1. Je moet de lening terugbetalen
2. Je moet rente betalen?

  • Zou jij zelf geld lenen, waarom wel of niet?


Slide 21 - Tekstslide

Persoonlijke lening
  • Vast bedrag
  • Leen je in één keer het afgesproken bedrag
  • Terugbetalen in vaste gelijke termijnen


We maken opdracht 4 gezamenlijk.

Slide 22 - Tekstslide

Wat is een voordeel van geld lenen?

Slide 23 - Open vraag

Wat is een nadeel van geld lenen?

Slide 24 - Open vraag

§2.6 Kopen op krediet
Deze les leer je:
- Wat koop op afbetaling is
- Wat leasen is

Slide 25 - Tekstslide

Koop op afbetaling: Je koopt iets en de betaling vindt achteraf plaats (vaak in termijnen). Dit wordt ook wel doorlopend krediet genoemd.

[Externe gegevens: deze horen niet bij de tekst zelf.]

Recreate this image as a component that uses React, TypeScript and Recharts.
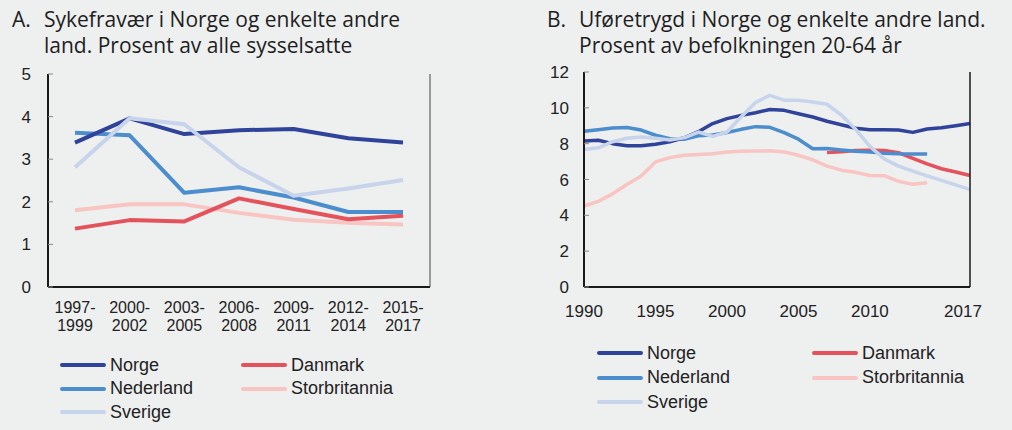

Nadeel is dat je meer terug moet betalen (rente + aflossing) dan dat je hebt geleend.

De koper wordt pas eigenaar als de laatste termijn is betaald, daarom wordt het eerst ook wel huurkoop genoemd.

Leasen: duurzame spullen lenen tegen betaling (bijv: auto).




Slide 26 - Tekstslide

Wat is kopen op afbetaling en wat is daar het nadeel van?


Je koopt iets en de betaling vindt achteraf plaats (vaak in termijnen)
Nadeel is dat je meer terug moet betalen (rente + aflossing) dan dat je hebt geleend.